Although both yields and rates eased thereafter, quite notably the yields showed some reversal in the last four weeks while the softening in lending rates slowed, the Central Bank said.
After cutting rates, the rate setting committee stressed the need for the financial sector to swiftly and fully pass through the benefits of the easing the monetary policy and thereby accelerate the normalisation of market interest rates in the period ahead.
Yesterday’s cut brought the total drop in key rates to 700 basis points since the Central Bank pivoted to the monetary easing cycle in June last year.

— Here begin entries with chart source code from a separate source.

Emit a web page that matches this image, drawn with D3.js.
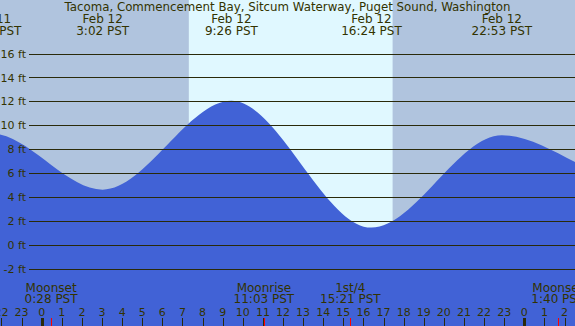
<!DOCTYPE html>
<html>
<head>
<meta charset="utf-8">
<script src="https://cdn.jsdelivr.net/npm/d3@7"></script>
<style>
  body { margin: 0; background: #fff; }
  svg text { font-family: "DejaVu Sans", sans-serif; font-size: 12px; fill: #333300; }
  svg text.ft, svg text.hour { font-size: 11px; }
  svg text.title { font-size: 11.8px; }
</style>
</head>
<body>
<svg id="chart" width="575" height="326"></svg>
<script>
// tide extremes (first two and last two are off the picture, they only shape the ends)
const tideTimes = ["Feb 11 15:40", "Feb 11 21:29", "Feb 12 3:02", "Feb 12 9:26", "Feb 12 16:24", "Feb 12 22:53", "Feb 13 5:12", "Feb 13 10:10"];
const tideHeights = [0.9, 9.3, 4.6, 12.04, 1.43, 9.15, 5.5, 11.8];

// sun
const sunrise = "Feb 12 7:19";
const sunset = "Feb 12 17:27";

// moon events
const moonNames = ["Moonset", "Moonrise", "1st/4", "Moonset"];
const moonTimes = ["Feb 12 0:28", "Feb 12 11:03", "Feb 12 15:21", "Feb 13 1:40"];

// y ticks in ft
const feetTicks = [-2, 0, 2, 4, 6, 8, 10, 12, 14, 16];

const title = "Tacoma, Commencement Bay, Sitcum Waterway, Puget Sound, Washington";

const width = 575, height = 326;
const parse = d3.timeParse("%b %d %H:%M");
const svg = d3.select("#chart");

// scales
const x = d3.scaleTime()
    .domain([parse("Feb 12 0:00"), parse("Feb 13 0:00")])
    .range([41.7, 524.3]);
const y = d3.scaleLinear().domain([-2, 16]).range([268.5, 53.5]);

const tide = tideTimes.map((t, i) => ({ t: parse(t), h: tideHeights[i] }));

// night / day background
svg.append("rect")
    .attr("width", width).attr("height", height)
    .attr("fill", "#b0c4de");
svg.append("rect")
    .attr("x", x(parse(sunrise)))
    .attr("width", x(parse(sunset)) - x(parse(sunrise)))
    .attr("height", height)
    .attr("fill", "#e0f8ff");

// water
const area = d3.area()
    .x(d => x(d.t))
    .y0(height)
    .y1(d => y(d.h))
    .curve(d3.curveMonotoneX);
svg.append("path")
    .datum(tide)
    .attr("d", area)
    .attr("fill", "#4162d6");

// grid lines + ft labels
svg.selectAll("line.grid")
    .data(feetTicks)
    .join("line")
    .attr("class", "grid")
    .attr("x1", 29).attr("x2", width)
    .attr("y1", d => Math.round(y(d)) + 0.5)
    .attr("y2", d => Math.round(y(d)) + 0.5)
    .attr("stroke", "#2a2a0a")
    .attr("stroke-width", 1);
svg.selectAll("text.ft")
    .data(feetTicks)
    .join("text")
    .attr("class", "ft")
    .attr("x", 26)
    .attr("y", d => y(d) + 4.2)
    .attr("text-anchor", "end")
    .text(d => d + " ft");

// title
svg.append("text")
    .attr("class", "title")
    .attr("x", 287.5).attr("y", 11)
    .attr("text-anchor", "middle")
    .text(title);

// high/low labels on top
const fmtDay = d3.timeFormat("%b %-d");
const fmtTime = d3.timeFormat("%-H:%M PST");
const tops = svg.selectAll("g.tide-label")
    .data(tide)
    .join("g")
    .attr("class", "tide-label")
    .attr("transform", d => `translate(${x(d.t)},0)`);
tops.append("text")
    .attr("y", 23.3)
    .attr("text-anchor", "middle")
    .text(d => fmtDay(d.t));
tops.append("text")
    .attr("y", 35)
    .attr("text-anchor", "middle")
    .text(d => fmtTime(d.t));

// moon labels at the bottom
const moon = moonTimes.map((t, i) => ({ t: parse(t), name: moonNames[i] }));
const bots = svg.selectAll("g.moon")
    .data(moon)
    .join("g")
    .attr("class", "moon")
    .attr("transform", d => `translate(${x(d.t)},0)`);
bots.append("text")
    .attr("y", 291.7)
    .attr("text-anchor", "middle")
    .text(d => d.name);
bots.append("text")
    .attr("y", 303.3)
    .attr("text-anchor", "middle")
    .text(d => fmtTime(d.t));
bots.append("line")
    .attr("x1", d => Math.round(x(d.t)) - x(d.t) + 0.5)
    .attr("x2", d => Math.round(x(d.t)) - x(d.t) + 0.5)
    .attr("y1", 318).attr("y2", height)
    .attr("stroke", "#ff0000");

// hour ticks
const hours = d3.timeHour.range(parse("Feb 11 22:00"), parse("Feb 13 3:00"));
svg.selectAll("text.hour")
    .data(hours)
    .join("text")
    .attr("class", "hour")
    .attr("x", d => x(d))
    .attr("y", 315.7)
    .attr("text-anchor", "middle")
    .text(d => d.getHours());
svg.selectAll("line.hour")
    .data(hours)
    .join("line")
    .attr("class", "hour")
    .attr("x1", d => Math.round(x(d)) + 0.5)
    .attr("x2", d => Math.round(x(d)) + 0.5)
    .attr("y1", 318).attr("y2", height)
    .attr("stroke", "#2a2a0a")
    .attr("stroke-width", d => d.getHours() === 0 ? 3 : 1);
</script>
</body>
</html>
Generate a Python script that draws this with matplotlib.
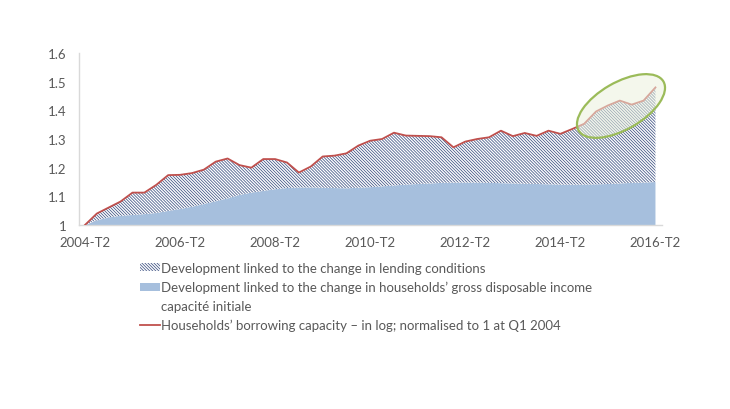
import matplotlib

matplotlib.use("Agg")
import matplotlib.pyplot as plt
from matplotlib.lines import Line2D
from matplotlib.patches import Ellipse, Patch

# ---- data (quarterly, 2004-T2 .. 2016-T2) --------------------------------
QUARTERS = [f"{y}-T{q}" for y in range(2004, 2017) for q in (1, 2, 3, 4)][1:50]
TICK_LABELS = ["2004-T2", "2006-T2", "2008-T2", "2010-T2", "2012-T2", "2014-T2", "2016-T2"]

BORROWING = [1.000, 1.040, 1.061, 1.082, 1.113, 1.113, 1.140, 1.174, 1.175, 1.181,
             1.193, 1.221, 1.232, 1.209, 1.200, 1.230, 1.230, 1.218, 1.183, 1.204,
             1.239, 1.242, 1.250, 1.277, 1.294, 1.300, 1.322, 1.312, 1.311, 1.310,
             1.306, 1.271, 1.291, 1.300, 1.306, 1.329, 1.310, 1.321, 1.311, 1.329,
             1.318, 1.335, 1.353, 1.396, 1.417, 1.434, 1.420, 1.434, 1.480]
INCOME = [1.000, 1.016, 1.027, 1.032, 1.035, 1.038, 1.042, 1.049, 1.056, 1.064,
          1.073, 1.083, 1.093, 1.105, 1.113, 1.119, 1.125, 1.129, 1.131, 1.131,
          1.130, 1.129, 1.128, 1.130, 1.132, 1.135, 1.138, 1.141, 1.143, 1.145,
          1.147, 1.148, 1.148, 1.148, 1.147, 1.146, 1.145, 1.144, 1.143, 1.142,
          1.141, 1.141, 1.141, 1.142, 1.143, 1.145, 1.147, 1.148, 1.150]

LABELS = [
    "Development linked to the change in lending conditions",
    "Development linked to the change in households\u2019 gross disposable income",
    "capacit\u00e9 initiale",
    "Households\u2019 borrowing capacity \u2013 in log; normalised to 1 at Q1 2004",
]

BLUE, NAVY, RED, GREEN, GREY = "#a6bfdd", "#3f5384", "#c0504d", "#9bbb59", "#595959"
HATCH = "\\" * 11

plt.rcParams["font.family"] = ["Lato", "DejaVu Sans"]
plt.rcParams["hatch.linewidth"] = 0.55
plt.rcParams["hatch.color"] = NAVY

fig = plt.figure(figsize=(7.3, 4.1), dpi=100)
ax = fig.add_axes([79 / 730, 184 / 410, 583 / 730, 172 / 410])

x = list(range(len(QUARTERS)))
ax.fill_between(x, 1.0, INCOME, facecolor=BLUE, edgecolor="none", lw=0, zorder=1)
ax.fill_between(x, INCOME, BORROWING, facecolor="white", edgecolor=NAVY,
                hatch=HATCH, lw=0, zorder=1)
ax.plot(x, BORROWING, color=RED, lw=1.3, zorder=3)

ax.set_xlim(-0.5, 48.55)
ax.set_ylim(1.0, 1.6)
ax.set_yticks([1.0, 1.1, 1.2, 1.3, 1.4, 1.5, 1.6])
ax.set_yticklabels(["1", "1.1", "1.2", "1.3", "1.4", "1.5", "1.6"])
ax.set_xticks([QUARTERS.index(t) for t in TICK_LABELS])
ax.set_xticklabels(TICK_LABELS)
ax.tick_params(length=0, labelsize=9.5, colors=GREY, pad=8)
ax.tick_params(axis="y", pad=9)
for side in ("top", "right"):
    ax.spines[side].set_visible(False)
for side in ("left", "bottom"):
    ax.spines[side].set_color("#d9d9d9")
    ax.spines[side].set_linewidth(1.0)

# highlight ellipse around the last quarters
fig.add_artist(Ellipse((6.21, 3.03), 0.98, 0.47, angle=30,
                       transform=fig.dpi_scale_trans, facecolor="#ebf1de",
                       alpha=0.55, edgecolor="none", zorder=5))
fig.add_artist(Ellipse((6.21, 3.03), 0.98, 0.47, angle=30,
                       transform=fig.dpi_scale_trans, facecolor="none",
                       edgecolor=GREEN, lw=1.6, zorder=6))

handles = [
    Patch(facecolor="white", edgecolor=NAVY, hatch=HATCH, lw=0),
    Patch(facecolor=BLUE, edgecolor="none"),
    Patch(facecolor="none", edgecolor="none"),
    Line2D([], [], color=RED, lw=1.3),
]
fig.legend(handles, LABELS, loc="upper left", bbox_to_anchor=(140 / 730, 1 - 263 / 410),
           frameon=False, fontsize=9.5, labelcolor=GREY, borderpad=0, borderaxespad=0,
           handlelength=1.5, handleheight=0.55, handletextpad=0.1, labelspacing=0.52)

fig.savefig("out.png", dpi=100, facecolor="white")
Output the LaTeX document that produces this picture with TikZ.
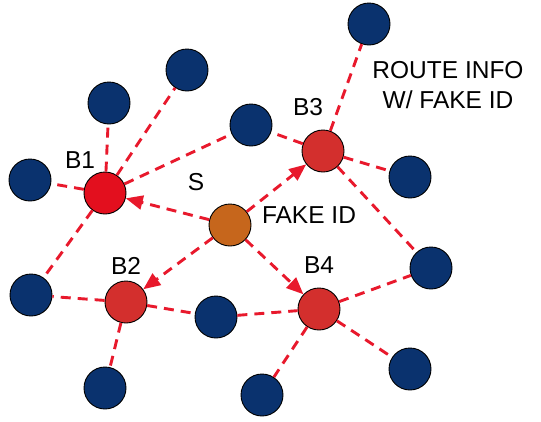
\documentclass[tikz,border=0pt]{standalone}
\usepackage{fontspec}
\setmainfont{Liberation Sans}
\usetikzlibrary{arrows.meta}
\definecolor{hostblue}{HTML}{0A326E}
\definecolor{beaconred}{HTML}{D32F2D}
\definecolor{brightred}{HTML}{E30F1E}
\definecolor{srcorange}{HTML}{C6661C}
\definecolor{linkred}{HTML}{E8192C}
\begin{document}
\begin{tikzpicture}[x=1pt,y=-1pt,
  peer/.style={circle, draw=black, line width=0.9pt, minimum size=42pt, inner sep=0pt},
  host/.style={peer, fill=hostblue},
  beacon/.style={peer, fill=beaconred},
  source/.style={peer, fill=srcorange},
  link/.style={draw=linkred, line width=2.9pt, dash pattern=on 10pt off 7pt},
  msg/.style={link, -{Triangle[length=17pt,width=14pt]}},
  lbl/.style={font=\fontsize{24.5}{30}\selectfont, inner sep=0pt, align=center}]
\useasboundingbox (0,0) rectangle (541,421);

% ordinary hosts
\node[host] (h1)  at (369,24)  {};
\node[host] (h2)  at (187,70)  {};
\node[host] (h3)  at (109,103) {};
\node[host] (h4)  at (251,125) {};
\node[host] (h5)  at (30,180)  {};
\node[host] (h6)  at (410,177) {};
\node[host] (h7)  at (431,268) {};
\node[host] (h8)  at (31,295)  {};
\node[host] (h9)  at (216,317) {};
\node[host] (h10) at (105,388) {};
\node[host] (h11) at (410,369) {};
\node[host] (h12) at (262,395) {};

% beacons and the source
\node[peer, fill=brightred] (b1) at (105,193) {};
\node[beacon] (b2) at (126,302) {};
\node[beacon] (b3) at (323,151) {};
\node[beacon] (b4) at (319,309) {};
\node[source] (s)  at (230,225) {};

% links
\draw[link] (b1) -- (h2);
\draw[link] (b1) -- (h3);
\draw[link] (b1) -- (h4);
\draw[link] (b1) -- (h5);
\draw[link] (b1) -- (h8);
\draw[link] (b3) -- (h1);
\draw[link] (b3) -- (h4);
\draw[link] (b3) -- (h6);
\draw[link] (b3) -- (h7);
\draw[link] (b2) -- (h8);
\draw[link] (b2) -- (h9);
\draw[link] (b2) -- (h10);
\draw[link] (h9) -- (b4);
\draw[link] (b4) -- (h7);
\draw[link] (b4) -- (h11);
\draw[link] (b4) -- (h12);

% messages sent from the source
\draw[msg] (s) -- (b1);
\draw[msg] (s) -- (b2);
\draw[msg] (s) -- (b3);
\draw[msg] (s) -- (b4);

% labels
\node[lbl] (lb1) at (80,160)  {B1};
\node[lbl] (lb2) at (126,266) {B2};
\node[lbl] (lb3) at (308,107) {B3};
\node[lbl] (lb4) at (319,265) {B4};
\node[lbl] (ls)  at (196,182) {S};
\node[lbl] (lf)  at (309,215) {FAKE ID};
\node[lbl] (lr)  at (448,85)  {ROUTE INFO\\W/ FAKE ID};
\end{tikzpicture}
\end{document}
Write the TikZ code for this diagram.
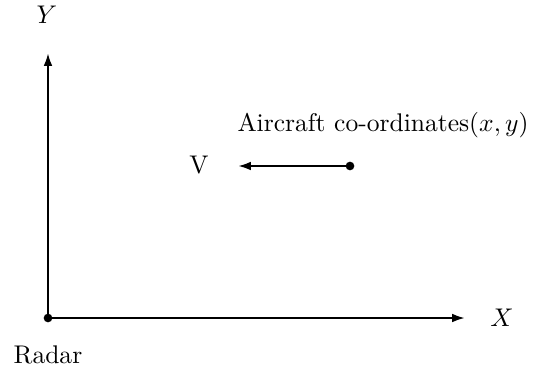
\documentclass[tikz,border=0pt]{standalone}
\usetikzlibrary{arrows.meta}
\begin{document}
\begin{tikzpicture}[x=0.3914pt,y=-0.3914pt,
  axis/.style={line width=0.9pt,-{Latex[length=5pt,width=3.4pt]}},
  dotmark/.style={circle,fill=black,inner sep=0pt,minimum size=3.4pt},
  lbl/.style={inner sep=0pt}]
\useasboundingbox (0,0) rectangle (538,372);
\node[dotmark] (O) at (48,318) {};
\coordinate (Ytip) at (48,53);
\coordinate (Xtip) at (465,318);
\draw[axis] (O.center) -- (Ytip);
\draw[axis] (O.center) -- (Xtip);
\node[lbl] (Y) at (47,15) {$Y$};
\node[lbl] (X) at (502,318) {$X$};
\node[lbl] (R) at (48,355) {Radar};
\node[dotmark] (P) at (350,166) {};
\coordinate (Vend) at (238,166);
\draw[axis] (P.center) -- (Vend);
\node[lbl] (V) at (199,165) {V};
\node[lbl] (A) at (383,125) {Aircraft co-ordinates$(x,y)$};
\end{tikzpicture}
\end{document}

With the latest cut, the Standing Deposit and Lending Facility rate now stand at 8.50 and 9.50 percent.
Although some market participants expected the Central Bank to come up with single policy interest rates instead of the current two, the officials said the Committee is still studying it.
The language of the monetary policy statement and the tone of the officials at the media briefing held soon after suggested a growth bias and also that the Central Bank has a better hold on inflation as prices are coming in softer than expected in February, within their medium term target range of 4 to 6 percent.
For instance, the inflation measured by the Colombo Consumer Price Index (CCPI), officials’ preferred gauge of prices, cooled to 5.9 percent in February from 6.4 percent in January due to easing supply conditions and also the dissipation of the effects from the value added tax hike in January.
Meanwhile, the core inflation which strips out the often volatile food, energy and transport, and measures the underlying demand pressures of the economy came much softer at 2.8 percent in February.
The officials said the aggregate demand conditions remain subdued while there was a lesser than expected impact from the recent changes to the taxes which gave them space for the latest cut in key rates.
The Central Bank, although too late, underscored the recent inflation and also the expected inflation are predominantly driven by supply side factors and administratively determined prices.
“The Board viewed that the reasons for the recent and expected changes in inflation in the upcoming months were propelled by supply-driven and administratively determined prices, while noting that inflation expectations remained well anchored”, the monetary policy announcement said.
While global energy prices remain a wild card, the officials said the favourable near term dynamics such as recent downward adjustments to electricity prices, well anchored inflation expectations and the absence of the excessive external sector pressures helped to relax the financial conditions and thereby support the economy to change gear.
Central Bank Governor, Dr. Nandalal Weerasinghe said, with the absence of major shocks, they see the ability to maintain inflation at the targeted level in the next 12 to 18 months.